You are from Oz right ? Does this underclass exist there ?
Not really, no. Of course, we do have people who
live like this. Some of the remote Aboriginal communities are rife with socio-economic problems (usually alcohol, petrol sniffing, domestic violence and sexual abuse), as are some of the dodgier (white populated) suburbs.
But we don't have your massively concentrated population; we don't have your vast, sprawling council estates and tower blocks with hundreds of people living cheek by jowl; we don't have a list of large towns and small cities which relied on a single industry for one or two centuries and now lie mouldering because that industry has died off or moved on and nobody knows what to do with themselves anymore.

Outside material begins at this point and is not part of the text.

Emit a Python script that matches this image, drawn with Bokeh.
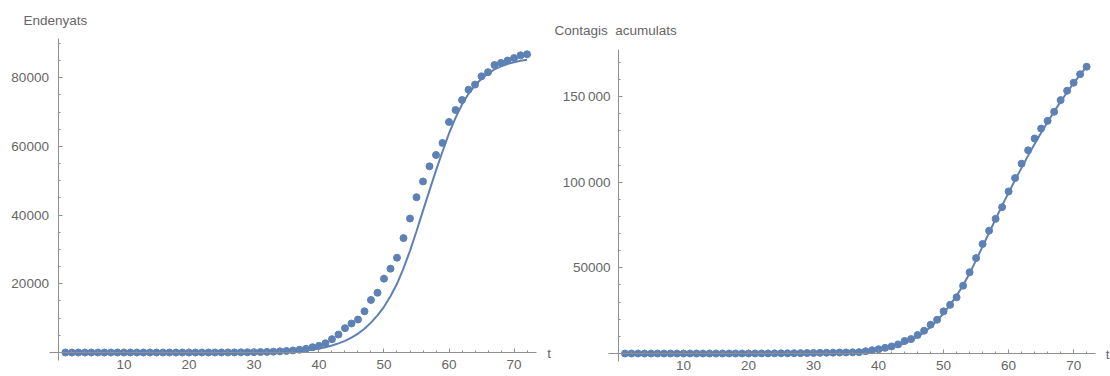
from bokeh.plotting import figure
from bokeh.layouts import row
from bokeh.models import Range1d, FixedTicker, Label
from bokeh.embed import file_html
from bokeh.resources import INLINE

# ---------------- data ----------------
t = list(range(1, 73))

# left panel: "Endenyats" (dots = data, line = fitted curve)
left_points = [0] * 20 + [0, 0, 5, 10, 15, 25, 35, 50, 70, 95,
               130, 180, 250, 340, 450, 600, 800, 1080, 1540, 1950,
               2700, 3880, 5240, 7080, 8440, 9600, 12000, 15300, 17400, 21500,
               24400, 27600, 33300, 39000, 45200, 49800, 54200, 57500, 61000, 67100,
               70600, 73500, 76500, 78000, 80400, 81600, 83700, 84300, 85000, 85700,
               86500, 86800]
left_fit = [0] * 20 + [1, 2, 3, 5, 8, 12, 17, 24, 32, 42,
            55, 80, 110, 160, 230, 320, 450, 620, 850, 1150,
            1550, 2050, 2650, 3400, 4350, 5500, 6900, 8700, 10800, 13300,
            16400, 20000, 24500, 29600, 35300, 41300, 47200, 53000, 58500, 63800,
            68300, 72200, 75300, 77800, 79700, 81200, 82400, 83300, 84000, 84500,
            84900, 85200]

# right panel: "Contagis acumulats"
right_points = [0] * 15 + [5, 10, 15, 20, 30, 40, 55, 70, 90, 110,
                140, 170, 210, 260, 320, 380, 440, 500, 560, 620,
                680, 800, 1300, 1900, 2500, 3300, 4100, 5300, 7300, 8400,
                10800, 13300, 16800, 19700, 24600, 28400, 32800, 39600, 47400, 55700,
                63900, 71700, 78600, 85400, 94600, 102400, 110800, 118600, 125500, 131300,
                135800, 141100, 147900, 153400, 158100, 163000, 167400]
right_fit = [0] * 15 + [3, 5, 8, 12, 17, 25, 35, 48, 65, 85,
             110, 140, 175, 215, 260, 310, 370, 440, 520, 620,
             740, 920, 1180, 1550, 2050, 2700, 3550, 4650, 6000, 7700,
             9800, 12400, 15500, 19200, 23500, 28400, 33800, 39800, 46800, 54500,
             62500, 70500, 78500, 86300, 93900, 101300, 108500, 115500, 122300, 128800,
             135100, 141200, 147000, 152500, 157800, 162800, 167500]

x_ticks = [10, 20, 30, 40, 50, 60, 70]
x_minor = [2, 4, 6, 8, 12, 14, 16, 18, 22, 24, 26, 28, 32, 34, 36, 38, 42, 44, 46, 48,
           52, 54, 56, 58, 62, 64, 66, 68, 72]
left_y_ticks = [20000, 40000, 60000, 80000]
left_y_labels = ["20000", "40000", "60000", "80000"]
left_y_minor = [5000, 10000, 15000, 25000, 30000, 35000, 45000, 50000, 55000,
                65000, 70000, 75000, 85000, 90000]
right_y_ticks = [50000, 100000, 150000]
right_y_labels = ["50000", "100\u2009000", "150\u2009000"]
right_y_minor = [10000, 20000, 30000, 40000, 60000, 70000, 80000, 90000,
                 110000, 120000, 130000, 140000, 160000, 170000]

left_title = "Endenyats"
right_title = "Contagis\u00a0 acumulats"
x_name = "t"

# ---------------- style ----------------
BLUE = "#5E81B5"
AXIS = "#8f8f8f"
TEXT = "#666666"
FONT = "Liberation Sans"
FSIZE = "13.5px"
H = 376


def make_panel(points, fit, xr, yr, xb, yb, yt, ylab, yminor, title, title_xy, t_xy,
               width, ystandoff):
    p = figure(width=width, height=H, output_backend="svg", toolbar_location=None,
               title=None, x_range=Range1d(*xr), y_range=Range1d(*yr),
               min_border_left=0, min_border_right=0, min_border_top=0,
               min_border_bottom=0)
    p.outline_line_color = None
    p.grid.visible = False
    p.background_fill_color = "white"
    p.border_fill_color = "white"

    p.line(t, fit, line_color=BLUE, line_width=2)
    p.scatter(t, points, size=7, fill_color=BLUE, line_color=BLUE)

    xa = p.xaxis[0]
    xa.fixed_location = 0
    xa.bounds = xb
    xa.ticker = FixedTicker(ticks=x_ticks, minor_ticks=x_minor)
    ya = p.yaxis[0]
    ya.fixed_location = 0
    ya.bounds = yb
    ya.ticker = FixedTicker(ticks=yt, minor_ticks=yminor)
    ya.major_label_overrides = {v: s for v, s in zip(yt, ylab)}
    for ax in (xa, ya):
        ax.axis_line_color = AXIS
        ax.axis_line_width = 1
        ax.major_tick_line_color = AXIS
        ax.minor_tick_line_color = AXIS
        ax.major_tick_in = 4
        ax.major_tick_out = 0
        ax.minor_tick_in = 2
        ax.minor_tick_out = 0
        ax.major_label_text_color = TEXT
        ax.major_label_text_font = FONT
        ax.major_label_text_font_size = FSIZE
    xa.major_label_standoff = 7
    ya.major_label_standoff = ystandoff

    p.add_layout(Label(x=title_xy[0], y=title_xy[1], text=title, text_font=FONT,
                       text_font_size=FSIZE, text_color=TEXT, text_align="left",
                       text_baseline="middle"))
    p.add_layout(Label(x=t_xy[0], y=t_xy[1], text=x_name, text_font=FONT,
                       text_font_size=FSIZE, text_color=TEXT, text_align="left",
                       text_baseline="middle"))
    return p


p1 = make_panel(left_points, left_fit, (-8.982, 76.07), (-6986, 102467),
                (-1.45, 73.45), (-2330, 91400),
                left_y_ticks, left_y_labels, left_y_minor,
                left_title, (-5.44, 96645), (75.1, -291), 553, 10)
p2 = make_panel(right_points, right_fit, (-9.997, 75.67), (-13425, 206046),
                (-1.5, 73.3), (-4670, 177440),
                right_y_ticks, right_y_labels, right_y_minor,
                right_title, (-9.84, 188535), (74.95, -292), 557, 8)

layout = row(p1, p2)
open("out.html", "w").write(file_html(layout, INLINE))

Much of your underclass has been created by a mixture of failed government policy (particularly those which have encouraged reliance on social benefits rather than personal responsibility), increasingly irresponsible social attitudes amongst the underclass, and the legacy of your infamous class system, which has always restricted social mobility, and still does. Add the pressure of social breakdown in the poorer communities, and social mobility grinds to a halt:
A report last year by the Organisation for Economic Cooperation and Development found that in the UK children struggle to escape the income levels of their parents more than in almost any other country in the group.
“There is less social mobility in the UK than in Australia, Canada and Denmark,” it said. “What your parents earned when you were a child has much more effect on your own earnings than in more mobile countries.”
(Source).
Unfortunately, the government seems to think that this problem is best addressed by throwing money at it. That is not the answer, as Australia has learned in her dealings with the Aborigines. You can't make everything better by trying to ensure that everyone earns the same amount of money, for example. And where is the incentive for improving oneself, if destructive social attitudes are no longer taboo? Where is the incentive to get a job, if government benefits pay the same or more than a minimum wage occupation?
Social problems are compounded by problematic social attitudes - and no amount of money will change social attitudes. Social problems resulting from problematic social attitudes are grassroots problems; they begin in the minds of the people suffering from them. That's where the work has to be done.